To fully understand the importance of those teams, it is important to provide some background information on how AWARE is funded, challenges we face, and how you can help.  

Most of AWARE’s funding comes from Montana’s Medicaid program. Medicaid is a state-operated public health insurance program with significant federal funding participation.   

It is hard not to recognize the behavioral health crises our communities are facing. The scenarios are real, they are serious, and they are personal. Our family, friends, neighbors may be dealing with an intellectual or developmental disability, autism, mental illness, or may rely on self-medication as coping mechanisms. Homelessness is not a new problem, kids have “couch surfed” due to lack of functional home or family, and people with mental illness have lived on the streets or in shelters. However, perhaps the perception of the problem is reaching crisis levels because now it is more prevalent and visible.   

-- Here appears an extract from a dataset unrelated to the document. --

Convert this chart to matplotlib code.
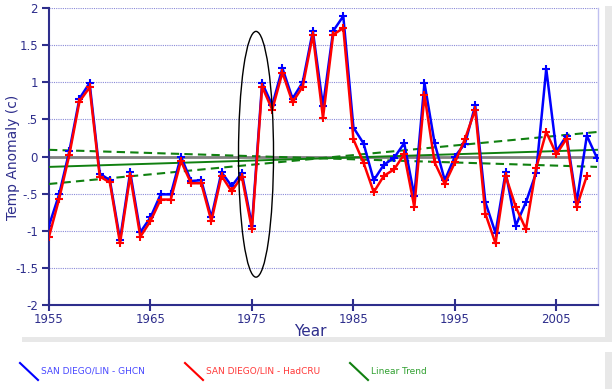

Truth be told, much of this behavioral health crisis was self-created:  

  • It was only a few years ago (2017) when our state government decimated community-based behavioral health programs by slashing Medicaid (footnote 1) funding. For example, case management programs help connect people to necessary services, yet the provider rates for these programs were reduced 50-60% in 2017, and to this day, they have not recovered to the funding levels of eight years ago.   

  • Behavioral health group homes exist as better alternatives than forcing people with disabilities to live in hospitals and institutions. Group homes not only offer less expensive alternatives to institutionalization, but they also allow people with disabilities to live with dignity and respect in communities across our state.  

However, these home and community-based service options have historically been underfunded, with Medicaid behavioral health provider rates increasing on average 1.1% per year. Imagine making a wage of $10 per hour in 2007, and then making $11.78 per hour in 2022. One would probably seek supplemental income or find another job. It’s no wonder that the current workforce crisis disproportionately impacts behavioral health services and negatively impacts people with disabilities.  

There is hope. We know what works and know what to do to prevent crises, support families to stay together, and assist people to re-enter our communities after hospitalization and institutionalization.  

In 2023, our state legislature appropriated historic funding increases for behavioral health that helped close the expanse between adequate funding and the reasonable costs to deliver quality services.  For this, we citizens and behavioral health providers are thankful and hopeful that we’ll soon experience improvements in the system of care and soon see access to services at the right time and place.  

Our state and local governments, along with providers, advocacy organizations, foundations, and community stakeholders, are responding to this crisis with significant coordination and strategic planning efforts.  

Many of us are advocating for continued investments in, and sustainable funding for, home and community-based behavioral health programs. You too can help by educating yourself and others via AWARE Ink, other media, and by participating in local government and legislative hearings regarding public health. You can also advocate for people with disabilities, advocate for our staff, and our services by communicating with our governor’s office and your legislators. 

I have said it before, and I will say it again. It takes a team to help people live independent lives and we are so grateful to have you on ours.